Entertaining Angels asks whether God can be trusted to do anything right at all, "Or is the whole thing a divine exercise in trial and error?"
Entertaining Angels, Criterion Theatre, Earlsdon, until Saturday
Some divine comedy one-liners in this play by Richard Everett about the vicar's wife who doesn't need to be a kindly tea-maker any longer on account of becoming a widow.
Helen Withers perfectly paces her performance as Grace, who is poised to start behaving badly, but still can't quite get her holy ex-husband out of her hair.

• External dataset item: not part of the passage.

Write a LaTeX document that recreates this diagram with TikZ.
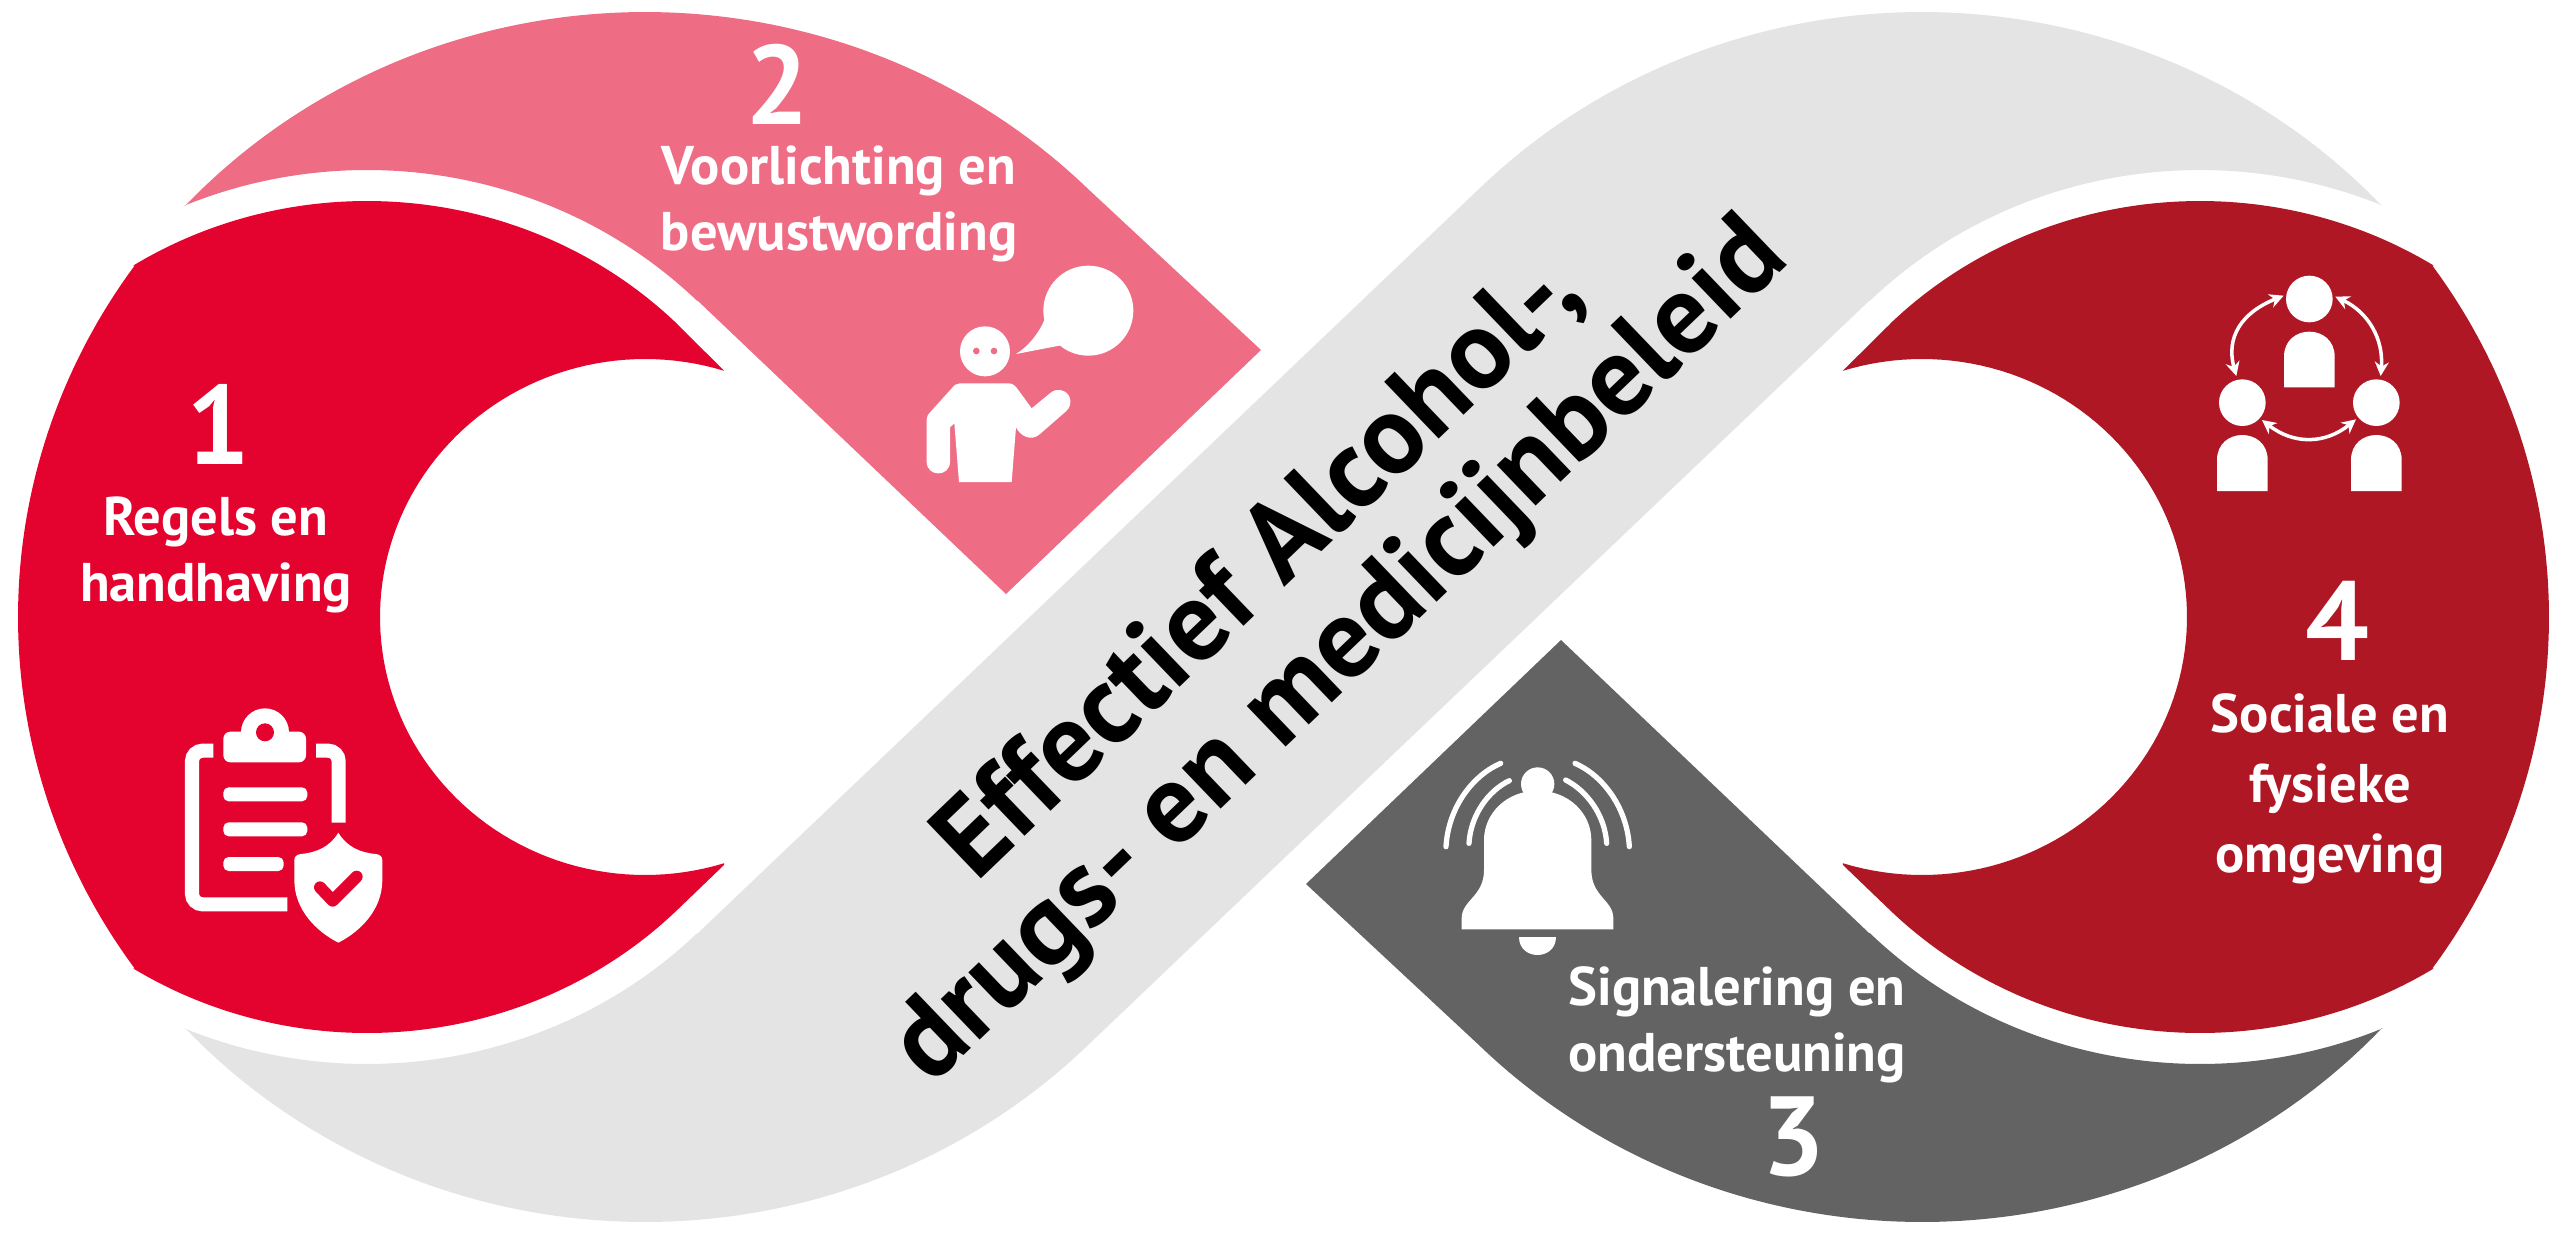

Indeed, the 'ex' keeps turning up before exiting left into the greenhouse on a marvellous set designed by Judy Talbot that comes complete with its own tree.
Graham Underhill plays the late Rev Bardolph, who describes being in the hereafter as "so-so." Not a great comfort to grieving Grace - although there's worse to follow.
Somebody in the audience thought the play was rather like a slightly darker version of the Vicar of Dibley. And I guess that's right. For me the first act was a bit on the long drawn-out side although the laughs are never far from the surface, not least thanks to the expert wheelbarrow manoeuvring skills of Grace's eccentric sister Ruth, who's arrived back from her missionary job in Africa.
Deb Relton-Elves has enormous fun as Ruth, each outfit change more zany than the last, and so it’s left to Anne-marie Greene (Jo) and Emma Withers (Sarah) to be the straight women.
I can't give too much of the plot away as it will spoil the story. But most of the seats were taken at Monday's night's performance and so this isn't one to dilly-dally over booking seats.
And even if this is Dibley territory, it turns out still waters run very deeply indeed.